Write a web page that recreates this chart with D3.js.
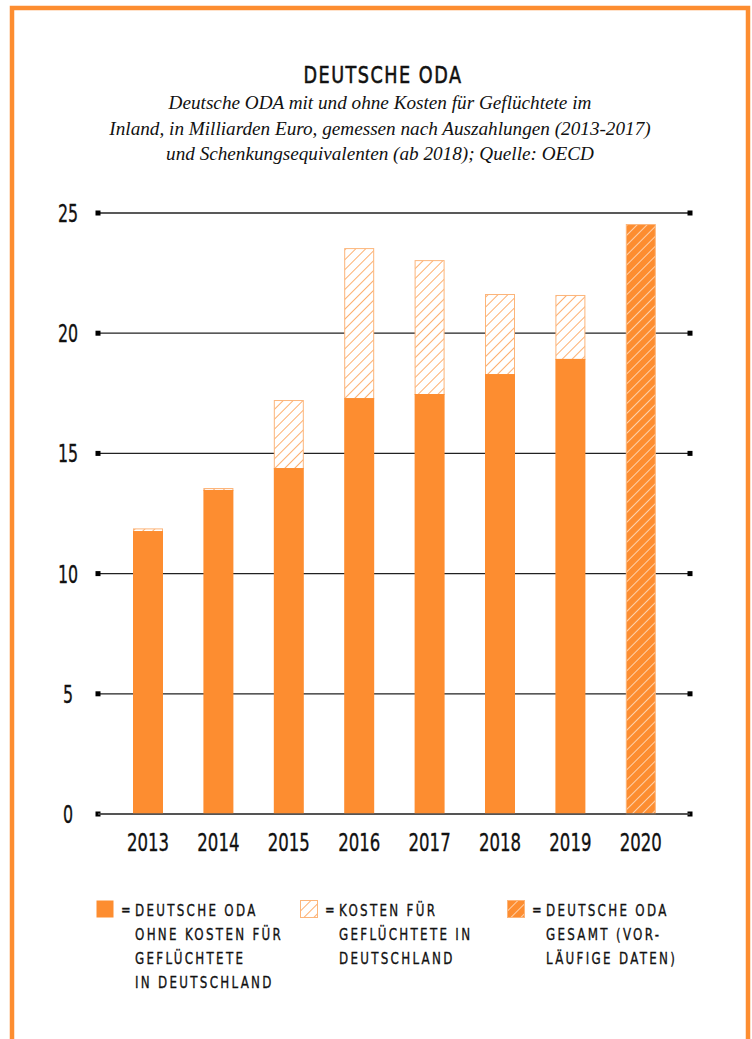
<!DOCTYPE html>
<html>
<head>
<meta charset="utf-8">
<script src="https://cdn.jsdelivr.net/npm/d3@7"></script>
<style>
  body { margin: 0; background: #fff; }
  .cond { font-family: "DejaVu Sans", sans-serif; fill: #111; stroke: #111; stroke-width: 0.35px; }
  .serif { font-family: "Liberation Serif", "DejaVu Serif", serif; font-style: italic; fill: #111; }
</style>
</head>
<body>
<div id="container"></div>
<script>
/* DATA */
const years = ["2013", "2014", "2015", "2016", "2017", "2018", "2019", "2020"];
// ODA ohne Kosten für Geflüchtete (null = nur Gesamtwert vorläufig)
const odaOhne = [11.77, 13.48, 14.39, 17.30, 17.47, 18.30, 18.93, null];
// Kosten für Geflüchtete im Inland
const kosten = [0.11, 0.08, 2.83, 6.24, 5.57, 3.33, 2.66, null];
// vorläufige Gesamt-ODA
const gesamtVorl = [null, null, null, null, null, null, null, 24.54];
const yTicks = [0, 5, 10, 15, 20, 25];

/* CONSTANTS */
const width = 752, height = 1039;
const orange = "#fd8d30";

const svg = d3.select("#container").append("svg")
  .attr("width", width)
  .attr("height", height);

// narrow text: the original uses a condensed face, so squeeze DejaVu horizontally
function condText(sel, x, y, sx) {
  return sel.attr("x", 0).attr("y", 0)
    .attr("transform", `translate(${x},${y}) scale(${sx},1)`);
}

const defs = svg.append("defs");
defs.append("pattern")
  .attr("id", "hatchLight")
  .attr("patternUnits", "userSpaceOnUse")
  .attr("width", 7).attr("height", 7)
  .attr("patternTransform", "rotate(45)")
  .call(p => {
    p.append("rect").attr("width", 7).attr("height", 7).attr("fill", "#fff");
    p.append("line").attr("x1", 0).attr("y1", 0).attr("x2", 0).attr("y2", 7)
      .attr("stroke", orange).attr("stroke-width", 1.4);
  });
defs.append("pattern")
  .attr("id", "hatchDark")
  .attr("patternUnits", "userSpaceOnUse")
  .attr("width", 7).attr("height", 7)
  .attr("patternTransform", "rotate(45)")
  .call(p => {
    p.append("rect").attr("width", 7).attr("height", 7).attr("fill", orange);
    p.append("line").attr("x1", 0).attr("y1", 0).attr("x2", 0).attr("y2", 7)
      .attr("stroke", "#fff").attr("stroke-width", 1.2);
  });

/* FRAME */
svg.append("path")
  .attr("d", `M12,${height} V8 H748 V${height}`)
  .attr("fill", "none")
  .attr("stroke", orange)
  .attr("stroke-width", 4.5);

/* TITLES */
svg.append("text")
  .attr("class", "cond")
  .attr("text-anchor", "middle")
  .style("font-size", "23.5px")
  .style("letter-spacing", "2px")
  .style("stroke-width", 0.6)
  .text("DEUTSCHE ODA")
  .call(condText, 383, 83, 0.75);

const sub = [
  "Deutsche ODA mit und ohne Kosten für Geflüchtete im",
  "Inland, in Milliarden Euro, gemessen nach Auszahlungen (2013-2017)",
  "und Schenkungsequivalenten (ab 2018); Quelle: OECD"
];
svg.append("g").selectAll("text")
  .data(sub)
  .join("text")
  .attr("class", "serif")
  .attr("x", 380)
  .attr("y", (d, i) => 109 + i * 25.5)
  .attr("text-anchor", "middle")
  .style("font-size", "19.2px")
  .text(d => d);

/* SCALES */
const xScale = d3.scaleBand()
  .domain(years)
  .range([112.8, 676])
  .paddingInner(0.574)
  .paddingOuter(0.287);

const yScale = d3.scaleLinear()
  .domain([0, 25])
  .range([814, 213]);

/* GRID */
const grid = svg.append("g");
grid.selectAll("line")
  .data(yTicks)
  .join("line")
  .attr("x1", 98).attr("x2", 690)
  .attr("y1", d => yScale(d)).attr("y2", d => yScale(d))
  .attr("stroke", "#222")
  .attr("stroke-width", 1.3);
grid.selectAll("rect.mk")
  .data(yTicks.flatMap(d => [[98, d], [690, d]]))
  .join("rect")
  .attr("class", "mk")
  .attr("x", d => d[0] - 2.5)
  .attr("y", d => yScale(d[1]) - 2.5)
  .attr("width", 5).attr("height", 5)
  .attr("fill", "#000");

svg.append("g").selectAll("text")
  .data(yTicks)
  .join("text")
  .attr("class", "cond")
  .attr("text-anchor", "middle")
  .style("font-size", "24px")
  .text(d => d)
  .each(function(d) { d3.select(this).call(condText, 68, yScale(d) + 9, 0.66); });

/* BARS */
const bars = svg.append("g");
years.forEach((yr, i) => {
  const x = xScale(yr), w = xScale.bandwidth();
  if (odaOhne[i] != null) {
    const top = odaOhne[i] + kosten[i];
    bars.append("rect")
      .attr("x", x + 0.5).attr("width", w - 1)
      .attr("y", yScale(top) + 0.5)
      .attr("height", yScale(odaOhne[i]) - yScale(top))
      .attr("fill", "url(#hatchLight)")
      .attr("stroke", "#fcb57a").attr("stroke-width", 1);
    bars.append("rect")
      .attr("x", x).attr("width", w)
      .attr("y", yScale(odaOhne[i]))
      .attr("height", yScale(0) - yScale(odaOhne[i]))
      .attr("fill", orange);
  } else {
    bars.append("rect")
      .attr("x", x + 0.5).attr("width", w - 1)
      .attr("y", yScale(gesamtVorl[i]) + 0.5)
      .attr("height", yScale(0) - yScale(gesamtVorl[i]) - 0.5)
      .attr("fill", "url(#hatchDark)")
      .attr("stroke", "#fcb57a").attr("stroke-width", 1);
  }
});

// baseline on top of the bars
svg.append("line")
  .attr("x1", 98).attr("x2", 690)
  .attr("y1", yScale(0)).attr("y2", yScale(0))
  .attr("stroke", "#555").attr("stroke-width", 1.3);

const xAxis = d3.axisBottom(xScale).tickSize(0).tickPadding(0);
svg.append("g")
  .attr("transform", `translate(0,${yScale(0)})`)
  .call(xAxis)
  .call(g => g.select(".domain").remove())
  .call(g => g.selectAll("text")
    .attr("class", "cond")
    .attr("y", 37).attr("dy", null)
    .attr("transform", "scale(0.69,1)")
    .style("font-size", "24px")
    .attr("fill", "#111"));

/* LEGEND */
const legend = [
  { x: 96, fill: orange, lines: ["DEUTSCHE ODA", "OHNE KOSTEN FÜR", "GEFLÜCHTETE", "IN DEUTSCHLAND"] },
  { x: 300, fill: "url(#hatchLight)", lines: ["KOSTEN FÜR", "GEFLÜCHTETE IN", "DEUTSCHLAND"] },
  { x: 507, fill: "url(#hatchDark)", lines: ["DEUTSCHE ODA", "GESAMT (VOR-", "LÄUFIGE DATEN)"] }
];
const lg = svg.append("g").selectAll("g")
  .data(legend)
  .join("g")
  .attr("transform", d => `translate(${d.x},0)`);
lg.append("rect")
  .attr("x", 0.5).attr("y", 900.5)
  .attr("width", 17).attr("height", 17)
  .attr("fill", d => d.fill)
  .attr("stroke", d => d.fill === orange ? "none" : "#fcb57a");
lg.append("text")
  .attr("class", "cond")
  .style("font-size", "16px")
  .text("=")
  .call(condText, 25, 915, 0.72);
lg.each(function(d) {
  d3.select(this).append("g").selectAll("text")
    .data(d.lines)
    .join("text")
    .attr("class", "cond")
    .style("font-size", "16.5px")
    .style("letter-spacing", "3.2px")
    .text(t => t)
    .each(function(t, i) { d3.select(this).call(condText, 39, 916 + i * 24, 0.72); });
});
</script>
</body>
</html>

-- -- --

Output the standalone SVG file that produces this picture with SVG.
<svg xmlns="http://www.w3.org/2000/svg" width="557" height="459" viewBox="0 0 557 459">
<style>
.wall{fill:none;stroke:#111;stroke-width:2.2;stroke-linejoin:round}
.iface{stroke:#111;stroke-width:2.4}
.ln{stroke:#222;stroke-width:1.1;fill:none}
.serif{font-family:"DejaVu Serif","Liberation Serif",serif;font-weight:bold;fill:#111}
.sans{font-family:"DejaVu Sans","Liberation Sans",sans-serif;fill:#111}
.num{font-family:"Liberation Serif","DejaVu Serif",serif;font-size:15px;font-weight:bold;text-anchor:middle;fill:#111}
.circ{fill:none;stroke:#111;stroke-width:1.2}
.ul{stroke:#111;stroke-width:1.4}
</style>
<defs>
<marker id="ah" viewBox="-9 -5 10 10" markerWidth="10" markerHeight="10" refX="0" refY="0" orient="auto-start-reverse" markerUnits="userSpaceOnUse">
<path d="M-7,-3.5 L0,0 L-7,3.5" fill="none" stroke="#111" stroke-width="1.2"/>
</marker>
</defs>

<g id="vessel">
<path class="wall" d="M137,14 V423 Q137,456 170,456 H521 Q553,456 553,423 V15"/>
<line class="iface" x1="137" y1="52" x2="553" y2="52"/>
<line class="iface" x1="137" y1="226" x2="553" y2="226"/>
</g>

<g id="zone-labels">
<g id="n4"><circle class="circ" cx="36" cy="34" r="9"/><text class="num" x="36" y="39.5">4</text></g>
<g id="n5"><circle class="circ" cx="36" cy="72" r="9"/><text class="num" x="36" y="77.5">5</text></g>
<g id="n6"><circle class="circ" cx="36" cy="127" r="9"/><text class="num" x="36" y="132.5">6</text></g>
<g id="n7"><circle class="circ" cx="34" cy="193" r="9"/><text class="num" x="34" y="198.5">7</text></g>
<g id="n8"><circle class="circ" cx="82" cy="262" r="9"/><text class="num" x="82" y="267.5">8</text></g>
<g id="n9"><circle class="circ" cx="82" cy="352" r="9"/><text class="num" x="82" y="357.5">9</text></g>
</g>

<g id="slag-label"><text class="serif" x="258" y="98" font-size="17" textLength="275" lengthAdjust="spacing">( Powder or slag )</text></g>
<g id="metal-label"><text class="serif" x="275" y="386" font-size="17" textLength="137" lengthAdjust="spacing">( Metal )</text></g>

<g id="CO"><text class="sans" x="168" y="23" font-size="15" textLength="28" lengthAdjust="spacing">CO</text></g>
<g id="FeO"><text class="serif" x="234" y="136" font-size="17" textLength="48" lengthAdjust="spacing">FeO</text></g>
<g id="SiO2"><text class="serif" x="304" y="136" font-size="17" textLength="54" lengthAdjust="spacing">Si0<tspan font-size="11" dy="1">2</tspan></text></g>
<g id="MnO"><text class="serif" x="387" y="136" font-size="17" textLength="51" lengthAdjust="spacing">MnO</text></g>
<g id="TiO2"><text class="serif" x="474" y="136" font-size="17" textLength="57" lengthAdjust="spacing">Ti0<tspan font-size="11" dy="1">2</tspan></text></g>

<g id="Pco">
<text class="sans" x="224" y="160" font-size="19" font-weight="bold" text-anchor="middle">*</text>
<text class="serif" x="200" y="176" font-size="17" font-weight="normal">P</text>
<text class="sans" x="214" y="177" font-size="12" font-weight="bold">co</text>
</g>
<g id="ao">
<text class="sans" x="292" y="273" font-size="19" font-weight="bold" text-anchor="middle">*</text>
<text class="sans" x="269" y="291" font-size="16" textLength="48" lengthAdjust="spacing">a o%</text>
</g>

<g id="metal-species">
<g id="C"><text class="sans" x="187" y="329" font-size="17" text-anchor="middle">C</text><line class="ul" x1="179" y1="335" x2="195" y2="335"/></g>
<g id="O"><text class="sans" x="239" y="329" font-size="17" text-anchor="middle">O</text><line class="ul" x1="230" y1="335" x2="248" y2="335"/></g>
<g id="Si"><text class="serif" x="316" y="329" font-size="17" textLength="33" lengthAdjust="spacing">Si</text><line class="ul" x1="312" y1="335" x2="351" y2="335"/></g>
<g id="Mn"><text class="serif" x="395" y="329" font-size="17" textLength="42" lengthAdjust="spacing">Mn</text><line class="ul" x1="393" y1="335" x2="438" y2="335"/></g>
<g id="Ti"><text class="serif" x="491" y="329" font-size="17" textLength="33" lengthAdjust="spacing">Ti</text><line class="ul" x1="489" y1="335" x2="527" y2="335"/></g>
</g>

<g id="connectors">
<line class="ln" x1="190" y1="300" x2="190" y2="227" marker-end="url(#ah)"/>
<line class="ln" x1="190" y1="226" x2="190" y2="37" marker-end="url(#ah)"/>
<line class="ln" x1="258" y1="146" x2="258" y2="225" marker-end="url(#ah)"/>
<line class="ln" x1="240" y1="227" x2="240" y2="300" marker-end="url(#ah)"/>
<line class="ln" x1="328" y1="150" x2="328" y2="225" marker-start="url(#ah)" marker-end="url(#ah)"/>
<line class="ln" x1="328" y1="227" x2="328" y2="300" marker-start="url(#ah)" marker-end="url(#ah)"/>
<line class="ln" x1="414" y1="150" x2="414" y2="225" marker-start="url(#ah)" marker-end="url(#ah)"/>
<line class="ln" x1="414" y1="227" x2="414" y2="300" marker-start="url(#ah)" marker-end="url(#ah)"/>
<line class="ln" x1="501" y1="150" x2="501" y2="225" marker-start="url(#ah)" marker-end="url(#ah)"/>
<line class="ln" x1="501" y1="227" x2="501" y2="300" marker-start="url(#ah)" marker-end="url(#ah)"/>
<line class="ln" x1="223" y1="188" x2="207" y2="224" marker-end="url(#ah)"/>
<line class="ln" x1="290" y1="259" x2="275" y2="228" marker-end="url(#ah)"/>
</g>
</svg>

-- -- --

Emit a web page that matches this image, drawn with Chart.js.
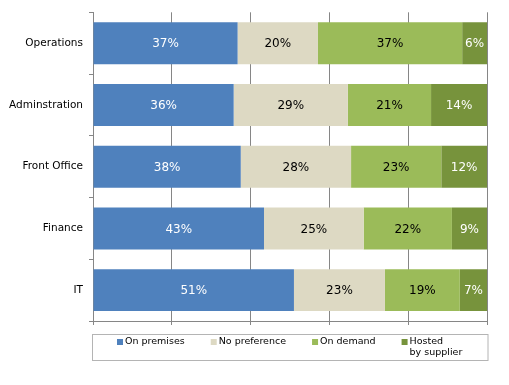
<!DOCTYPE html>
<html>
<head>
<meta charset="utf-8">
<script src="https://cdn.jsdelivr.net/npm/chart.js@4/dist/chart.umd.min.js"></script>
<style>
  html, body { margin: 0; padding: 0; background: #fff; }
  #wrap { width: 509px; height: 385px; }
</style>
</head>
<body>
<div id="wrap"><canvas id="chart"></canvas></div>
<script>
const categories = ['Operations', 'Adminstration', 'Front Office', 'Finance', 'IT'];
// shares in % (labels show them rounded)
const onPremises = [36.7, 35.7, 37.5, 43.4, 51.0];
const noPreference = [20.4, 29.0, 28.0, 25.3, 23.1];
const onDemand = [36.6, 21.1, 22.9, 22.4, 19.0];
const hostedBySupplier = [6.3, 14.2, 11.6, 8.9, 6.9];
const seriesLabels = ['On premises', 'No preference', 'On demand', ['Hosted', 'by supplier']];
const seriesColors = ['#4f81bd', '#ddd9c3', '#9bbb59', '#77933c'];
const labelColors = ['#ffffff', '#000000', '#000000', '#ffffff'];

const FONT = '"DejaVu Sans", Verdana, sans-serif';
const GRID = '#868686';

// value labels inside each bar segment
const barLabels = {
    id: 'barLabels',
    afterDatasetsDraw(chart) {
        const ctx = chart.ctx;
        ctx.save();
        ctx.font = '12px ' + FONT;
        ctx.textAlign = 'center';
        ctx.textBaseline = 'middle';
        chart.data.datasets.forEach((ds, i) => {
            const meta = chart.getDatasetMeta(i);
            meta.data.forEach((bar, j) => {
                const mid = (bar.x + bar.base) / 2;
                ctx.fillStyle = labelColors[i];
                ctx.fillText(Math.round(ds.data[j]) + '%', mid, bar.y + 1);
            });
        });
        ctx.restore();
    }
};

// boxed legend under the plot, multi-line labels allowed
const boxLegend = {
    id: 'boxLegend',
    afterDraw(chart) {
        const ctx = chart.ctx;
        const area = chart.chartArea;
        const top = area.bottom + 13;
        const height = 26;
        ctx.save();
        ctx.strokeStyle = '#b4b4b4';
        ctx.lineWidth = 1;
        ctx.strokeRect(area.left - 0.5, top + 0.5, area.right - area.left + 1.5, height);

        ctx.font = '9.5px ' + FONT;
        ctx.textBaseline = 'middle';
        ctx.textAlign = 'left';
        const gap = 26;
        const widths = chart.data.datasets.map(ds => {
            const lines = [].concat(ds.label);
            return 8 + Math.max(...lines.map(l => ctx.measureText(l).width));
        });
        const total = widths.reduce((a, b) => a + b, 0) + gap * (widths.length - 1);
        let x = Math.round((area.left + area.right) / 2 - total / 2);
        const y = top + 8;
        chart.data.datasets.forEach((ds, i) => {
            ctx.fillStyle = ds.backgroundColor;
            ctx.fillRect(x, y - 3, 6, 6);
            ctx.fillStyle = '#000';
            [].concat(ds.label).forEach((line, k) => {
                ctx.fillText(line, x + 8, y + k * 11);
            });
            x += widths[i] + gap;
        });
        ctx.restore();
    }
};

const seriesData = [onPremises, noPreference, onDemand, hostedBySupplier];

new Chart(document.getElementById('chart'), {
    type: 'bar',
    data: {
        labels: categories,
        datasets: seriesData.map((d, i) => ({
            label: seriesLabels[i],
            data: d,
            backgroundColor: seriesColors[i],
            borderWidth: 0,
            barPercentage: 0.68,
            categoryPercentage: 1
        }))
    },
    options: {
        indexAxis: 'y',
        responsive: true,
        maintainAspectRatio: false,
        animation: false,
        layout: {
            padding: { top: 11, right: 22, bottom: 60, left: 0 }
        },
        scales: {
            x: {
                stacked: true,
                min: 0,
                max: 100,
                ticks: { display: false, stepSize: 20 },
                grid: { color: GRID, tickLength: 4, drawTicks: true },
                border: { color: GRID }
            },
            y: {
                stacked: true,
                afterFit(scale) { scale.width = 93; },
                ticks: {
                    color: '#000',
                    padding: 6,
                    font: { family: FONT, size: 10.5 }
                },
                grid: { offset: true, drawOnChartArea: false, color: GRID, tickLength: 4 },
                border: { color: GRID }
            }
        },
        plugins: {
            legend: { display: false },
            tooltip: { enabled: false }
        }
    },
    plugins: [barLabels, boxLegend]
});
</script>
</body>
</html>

-- -- --

Task prompt |
Transcribe the lines between the one holding "Emit a web page" and the one holding "const GRID = '#868686';", inclusive, and leave out any pictures.

Answer to this exercise |
Emit a web page that matches this image, drawn with Chart.js.
<!DOCTYPE html>
<html>
<head>
<meta charset="utf-8">
<script src="https://cdn.jsdelivr.net/npm/chart.js@4/dist/chart.umd.min.js"></script>
<style>
  html, body { margin: 0; padding: 0; background: #fff; }
  #wrap { width: 509px; height: 385px; }
</style>
</head>
<body>
<div id="wrap"><canvas id="chart"></canvas></div>
<script>
const categories = ['Operations', 'Adminstration', 'Front Office', 'Finance', 'IT'];
// shares in % (labels show them rounded)
const onPremises = [36.7, 35.7, 37.5, 43.4, 51.0];
const noPreference = [20.4, 29.0, 28.0, 25.3, 23.1];
const onDemand = [36.6, 21.1, 22.9, 22.4, 19.0];
const hostedBySupplier = [6.3, 14.2, 11.6, 8.9, 6.9];
const seriesLabels = ['On premises', 'No preference', 'On demand', ['Hosted', 'by supplier']];
const seriesColors = ['#4f81bd', '#ddd9c3', '#9bbb59', '#77933c'];
const labelColors = ['#ffffff', '#000000', '#000000', '#ffffff'];

const FONT = '"DejaVu Sans", Verdana, sans-serif';
const GRID = '#868686';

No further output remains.